The border is the whole difference. Internal migration stays within one country's boundaries, while international migration crosses them. This matters for terminology too. Someone forced to flee within their own country is an internally displaced person (IDP), but the moment they cross a border they become a refugee or asylum seeker. The AP exam loves testing that distinction.
Internal migration is movement within a single country, and the CED lists it as a type of voluntary migration in EK IMP-2.D.2.
Rural-to-urban migration and interregional migration (like Rust Belt to Sun Belt) are the two most-tested forms of internal migration.
If forced movement stays inside national borders, the people are internally displaced persons (IDPs), not refugees.
Internal migration is age-selective, so it distorts population pyramids in both sending regions (fewer young adults) and receiving cities (working-age bulge).
On MCQs, the phrase 'within the same country' is the signal that the answer involves internal migration, not transnational or guest worker migration.
Internal migration is the movement of people within one country, such as moving from a rural area to a city or between regions. The CED classifies it as a voluntary migration type in Topic 2.11 (EK IMP-2.D.2).
No. Most internal migration is voluntary and economically driven, but people forced to move within their country by conflict or disaster are internally displaced persons (IDPs), which the CED counts as forced migration under EK IMP-2.D.1.
Interregional migration is a subtype of internal migration.
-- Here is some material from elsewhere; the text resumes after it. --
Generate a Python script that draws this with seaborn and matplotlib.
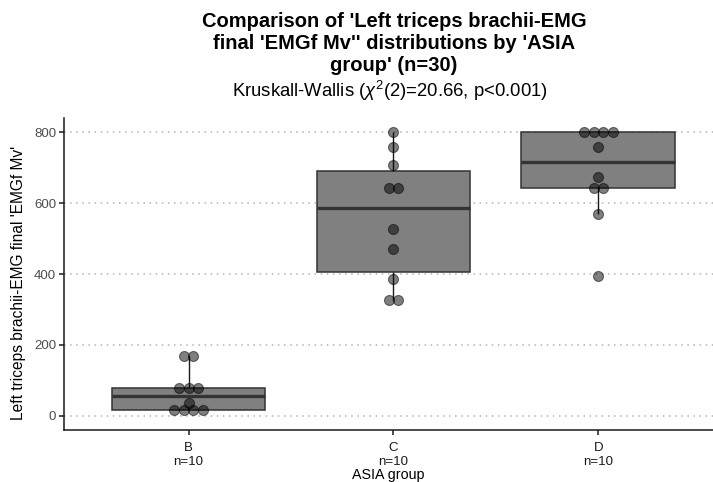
import numpy as np
import pandas as pd
import matplotlib
matplotlib.use("Agg")
import matplotlib.pyplot as plt
import seaborn as sns

# ---- data ----
groups = ["B", "C", "D"]
values_B = [170, 170, 78, 78, 78, 35, 16, 16, 16, 16]
values_C = [800, 760, 707, 643, 643, 528, 470, 386, 327, 327]
values_D = [800, 800, 800, 800, 758, 675, 642, 642, 569, 395]
yticks = [0, 200, 400, 600, 800]

title = "Comparison of 'Left triceps brachii-EMG\nfinal 'EMGf Mv'' distributions by 'ASIA\ngroup' (n=30)"
subtitle = "Kruskall-Wallis ($\\chi^2$(2)=20.66, p<0.001)"
ylabel = "Left triceps brachii-EMG final 'EMGf Mv'"
xlabel = "ASIA group"

df = pd.DataFrame({
    "group": ["B"] * len(values_B) + ["C"] * len(values_C) + ["D"] * len(values_D),
    "value": values_B + values_C + values_D,
})

sns.set_theme(style="white")
plt.rcParams["font.family"] = ["Liberation Sans", "DejaVu Sans"]
plt.rcParams["mathtext.fontset"] = "custom"
plt.rcParams["mathtext.rm"] = "Liberation Sans"
plt.rcParams["mathtext.it"] = "Liberation Sans:italic"
plt.rcParams["text.color"] = "black"
plt.rcParams["axes.labelcolor"] = "black"

W, H = 713, 482
fig = plt.figure(figsize=(W / 100, H / 100), dpi=100)
left_px, right_px, top_px, bot_px = 63.7, 713, 117.8, 430
ax = fig.add_axes([left_px / W, 1 - bot_px / H, (right_px - left_px) / W, (bot_px - top_px) / H])

sns.boxplot(data=df, x="group", y="value", order=groups, width=0.75,
            color="#808080", linecolor="#333333", linewidth=1.1,
            showfliers=False, saturation=1, whis=1.5,
            medianprops=dict(linewidth=2.4, color="#333333"),
            whiskerprops=dict(color="#1a1a1a", linewidth=1.0),
            capprops=dict(linewidth=0), ax=ax)

# dot-plot style stacking: equal values are spread horizontally, centred
spacing = 0.0464
xs, ys = [], []
for i, g in enumerate(groups):
    vals = df.loc[df.group == g, "value"].to_numpy()
    for v in np.unique(vals):
        k = int((vals == v).sum())
        offs = (np.arange(k) - (k - 1) / 2) * spacing
        xs.extend(i + offs)
        ys.extend([v] * k)
sns.scatterplot(x=xs, y=ys, s=52, color="black", alpha=0.5, edgecolor="black",
                linewidth=0.8, ax=ax, zorder=5, legend=False)

ax.set_xlim(-0.61, 2.56)
ax.set_ylim(-40, 841)
ax.set_yticks(yticks)
ax.set_yticklabels([str(t) for t in yticks], fontsize=9.5, color="#4d4d4d")
ax.set_xticks(range(len(groups)))
counts = df.groupby("group")["value"].size()
ax.set_xticklabels([f"{g}\nn={counts[g]}" for g in groups], fontsize=9.5,
                   color="#1a1a1a", linespacing=1.2)
ax.yaxis.grid(True, linestyle=(0, (1, 3)), color="#b3b3b3", linewidth=1.1)
ax.xaxis.grid(False)
ax.set_axisbelow(True)
for s in ["top", "right"]:
    ax.spines[s].set_visible(False)
for s in ["left", "bottom"]:
    ax.spines[s].set_color("#1a1a1a")
    ax.spines[s].set_linewidth(1.1)
ax.tick_params(axis="both", which="major", direction="out", length=3.5,
               width=1.1, color="#1a1a1a", bottom=True, left=True, pad=2)
ax.tick_params(axis="x", pad=5)
ax.set_xlabel(xlabel, fontsize=10.3, color="black", va="center")
ax.xaxis.set_label_coords(0.5, -(474.5 - bot_px) / (bot_px - top_px))
ax.set_ylabel(ylabel, fontsize=11.2, color="black")
ax.yaxis.set_label_coords(-0.058, 0.47)

fig.text(394 / W, 1 - 12 / H, title, ha="center", va="top", fontsize=14.5,
         fontweight="bold", linespacing=1.2, color="black")
fig.text(390 / W, 1 - 91 / H, subtitle, ha="center", va="center", fontsize=13.3,
         color="black")

fig.savefig("out.png", dpi=100)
Internal migration is any move within a country, while interregional specifically means moving between regions, like the U.S. shift from the Rust Belt to the Sun Belt.
No. IDPs flee their homes but stay inside their country's borders, while refugees cross an international border. The exam frequently tests this distinction, so check whether a border was crossed.
Common exam examples include rural-to-urban migration in developing countries, the Great Migration of African Americans from the rural South to northern cities, and modern moves from declining industrial regions to growing metro areas within the same country.